Enquanto vemos parte da extrema direita se organizando sem determinação de um "líder supremo", inevitável o questionamento sobre o que os partidos de esquerda com representação no Estado pretendem fazer diante da crise instaurada pelo golpe em andamento. Se o silêncio de Bolsonaro é combustível para os golpistas, o silêncio de Lula possui o mesmo efeito.

A Polícia Federal Rodoviária aparelhada por Bolsonaro está descumprindo ordem do Judiciário, o que denota a fraqueza do Estado Democrático de Direitos diante do Estado Armado. E os 60 milhões de eleitores do Lula, alguém já convocou?

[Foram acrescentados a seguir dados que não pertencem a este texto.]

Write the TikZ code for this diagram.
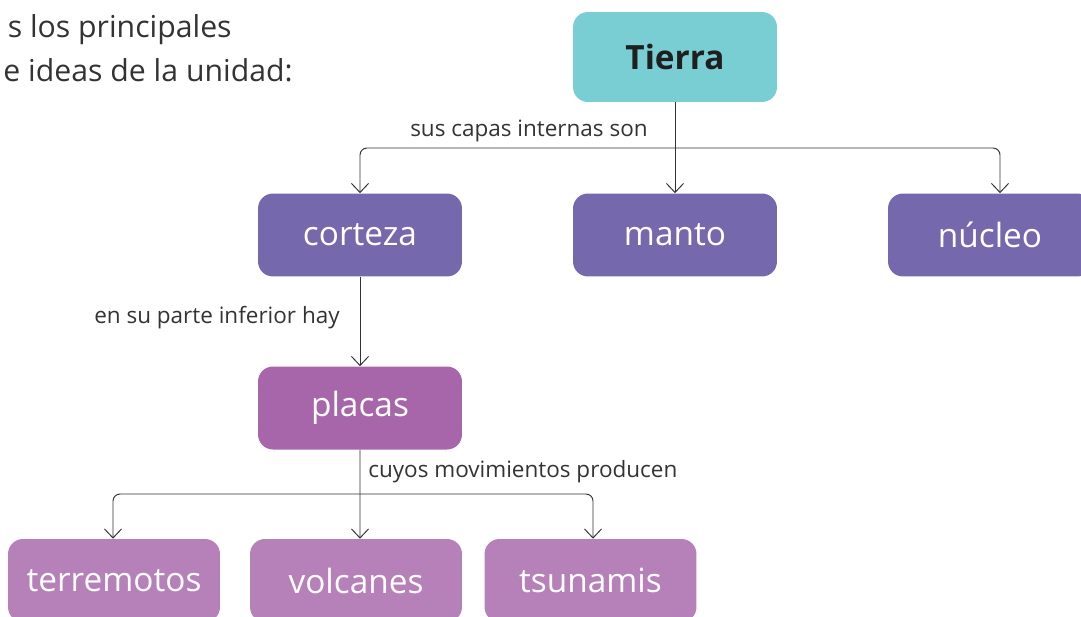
\documentclass[tikz,border=0pt]{standalone}
\usepackage{fontspec}
\setmainfont{Open Sans}
\usepackage{tikz}
\usetikzlibrary{arrows.meta}
\usepackage{xcolor}

\definecolor{tierraC}{HTML}{79CED4}
\definecolor{capaC}{HTML}{7568AD}
\definecolor{placaC}{HTML}{A866AA}
\definecolor{efectoC}{HTML}{B680B8}
\definecolor{textoC}{HTML}{333333}

\tikzset{
    caja/.style={rounded corners=0.3cm, minimum width=4.08cm, minimum height=1.66cm,
        text=white, font=\fontsize{19}{21}\selectfont, inner sep=0pt},
    enlace/.style={draw=textoC, line width=0.55pt, -{Straight Barb[length=0.18cm,width=0.34cm]}},
    rotulo/.style={text=textoC, font=\fontsize{12.8}{15}\selectfont, inner sep=0pt}
}

\begin{document}
\begin{tikzpicture}[x=0.02cm, y=-0.02cm]
            \useasboundingbox (0,0) rectangle (1081,616);
            \clip (0,0) rectangle (1081,616);

            % Encabezado
            \node[text=textoC, font=\fontsize{17.2}{21}\selectfont, inner sep=0pt, anchor=base east] (enc1) at (232,37) {s los principales};
            \node[text=textoC, font=\fontsize{17.2}{21}\selectfont, inner sep=0pt, anchor=base east] (enc2) at (293,81) {e ideas de la unidad:};

            % Nodo principal
            \node[caja, fill=tierraC, minimum height=1.8cm, text=black!88, font=\fontsize{19}{21}\selectfont\bfseries] (tierra) at (675,57) {Tierra};

            % Capas internas
            \node[caja, fill=capaC] (corteza) at (360,235) {corteza};
            \node[caja, fill=capaC] (manto) at (675,235) {manto};
            \node[caja, fill=capaC] (nucleo) at (990,235) {núcleo};

            % Placas
            \node[caja, fill=placaC] (placas) at (360,408) {placas};

            % Efectos de las placas
            \foreach \nombre/\x/\texto in {terremotos/114/terremotos, volcanes/356/volcanes, tsunamis/590.5/tsunamis}
                {
                    \node[caja, fill=efectoC, minimum width=4.24cm] (\nombre) at (\x,580.5) {\texto};
                }

            % Conectores desde Tierra
            \coordinate (busA) at (675,148);
            \draw[enlace] (tierra.south) -- (manto.north);
            \draw[enlace, rounded corners=0.14cm] (busA) -| (corteza.north);
            \draw[enlace, rounded corners=0.14cm] (busA) -| ([xshift=0.2cm]nucleo.north);
            \node[rotulo, anchor=base east] (lblA) at (648,136) {sus capas internas son};

            % Corteza a placas
            \draw[enlace] (corteza.south) -- (placas.north);
            \node[rotulo, anchor=base east] (lblB) at (340,323) {en su parte inferior hay};

            % Placas a efectos
            \coordinate (busB) at (360,494);
            \draw[enlace] (placas.south) -- ([xshift=0.08cm]volcanes.north);
            \draw[enlace, rounded corners=0.14cm] (busB) -| ([xshift=-0.02cm]terremotos.north);
            \draw[enlace, rounded corners=0.14cm] (busB) -| ([xshift=0.05cm]tsunamis.north);
            \node[rotulo, anchor=base west] (lblC) at (368,477) {cuyos movimientos producen};

        \end{tikzpicture}
\end{document}
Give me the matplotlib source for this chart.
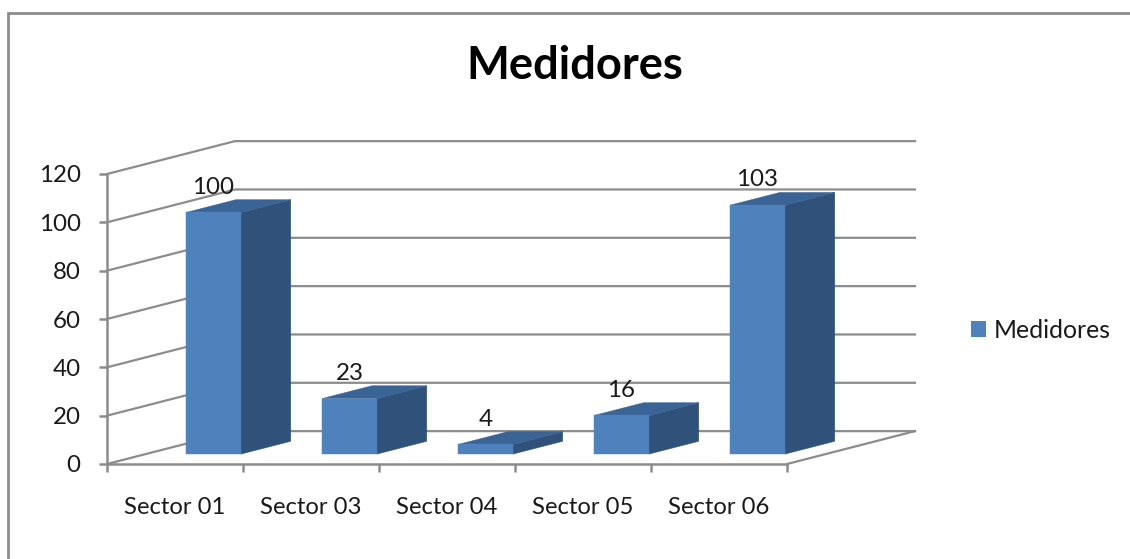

Lula, o conciliador (e isso nunca será um elogio neste contexto), já deveria ter chamado seus apoiadores há tempos para que tomassem as ruas. Não para desfazer barricadas, já que pessoas sensatas não devem se aproximar desses desordeiros de extrema direita, armados e municiados de ódio. Mas, para mandar no Estado. Reza a lenda que, neste Estado, o poder emana do seu povo. Sabemos, Lula não o fará.

Mais uma vez, nós, de esquerda radical, vemos a extrema direita se apropriar do discurso e da estratégia que eram para ser as nossas. Vivemos o pesadelo de um cenário político tão caótico e extremado, que nos empurra goela abaixo a obrigação de defender instituições burguesas, estas mesmas que agora se mostram fracas. Esperamos líderes que se quedam silentes e aguardamos. Depositamos nossa agência na mão de representantes que não nos representam e cruzamos os braços, delegando nossa obrigação enquanto sociedade civil organizada.

Enquanto isso, Bolsonaro se esquiva. Faz até mais sentido pensar que para os dois minutos de discurso, o presidente necessitasse de 44 horas para elaboração, a fim de medir as palavras de forma que menos lhe comprometam. Sem condenar a greve, Bolsonaro a incentiva. Sem reconhecer os resultados das urnas, ele estica a corda mais uma vez para deixar ver até onde vai a insurreição. Se ganhar adesão e tomar proporções com poder de mudança de cenário, ele leva vantagem. Sem dizer expressamente que Lula é presidente, poderá alegar que nunca reconheceu o resultado e que povo e as Forças Armadas estão ao seu lado. Golpe instaurado. Fim. Se enfraquecer, ele se pronuncia: “Não fui eu, foram vocês. Parem. Não pode fechar estrada, talkey?” E voltam os caminhoneiros rebeldes todos para casa, quietinhos, com dedo de Bolsonaro apontado para a cara, enquanto são abandonados à própria sorte. Bolsonaro é escorregadio. É como costumam ser os vermes que nos parasitam.